Preferably, in the plating outer metallic layer step 205, the second metallic material is a metal having greater hardness, such as the nickel, so as to provide a protective effect. Alternatively, the second metallic material is a wear-resistant, oxidation-resistant and conductive metal, such as the stainless steel or chromium. In addition, the second metallic material is plated on the surface of the inner metallic layer in a chemically plating manner or an electrically plating manner.

In such a manner, a metallized surface structure in accordance with the preferred embodiment of the present invention comprises a non-metallic surface, a basic metallic plating film mounted on the non-metallic surface, an inner metallic layer mounted on a surface of the basic metallic plating film, and an outer metallic layer mounted on a surface of the inner metallic layer to form a protective layer.

Accordingly, a thin basic metallic plating film is previously plated on the non-metallic surface in a vacuum sputtering manner, so that the non-metallic surface is electrically conductive, thereby decreasing the working time of the later chemically or electrically plating steps, and thereby enhancing the productivity.
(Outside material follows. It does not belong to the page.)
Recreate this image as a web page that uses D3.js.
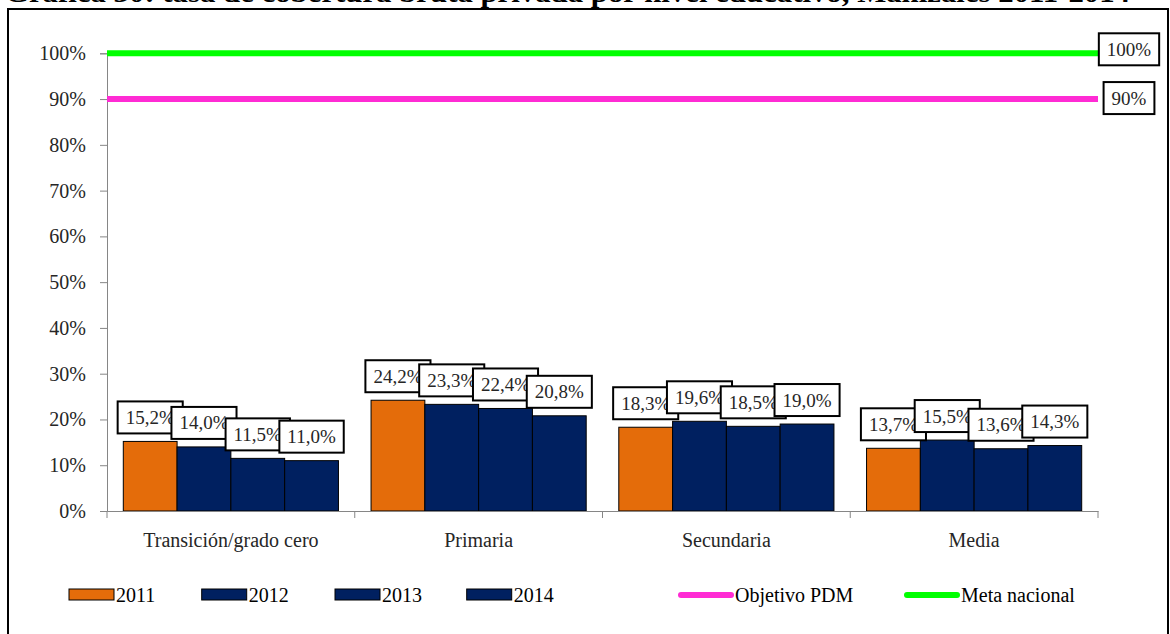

In addition, the metallizing method needs not to employ the chromium aid or conductive oil, thereby reducing the environmental pollution so as to satisfy requirements of the environmental protection. Further, the surface of the basic metallic plating film is provided with an inner metallic layer and an outer metallic layer to increase the thickness of the metallized surface structure, thereby enhancing the conductive effect and the outer appearance of the metallized surface structure.

Although the invention has been explained in relation to its preferred embodiment(s) as mentioned above, it is to be understood that many other possible modifications and variations can be made without departing from the scope of the present invention. It is, therefore, contemplated that the appended claim or claims will cover such modifications and variations that fall within the true scope of the invention.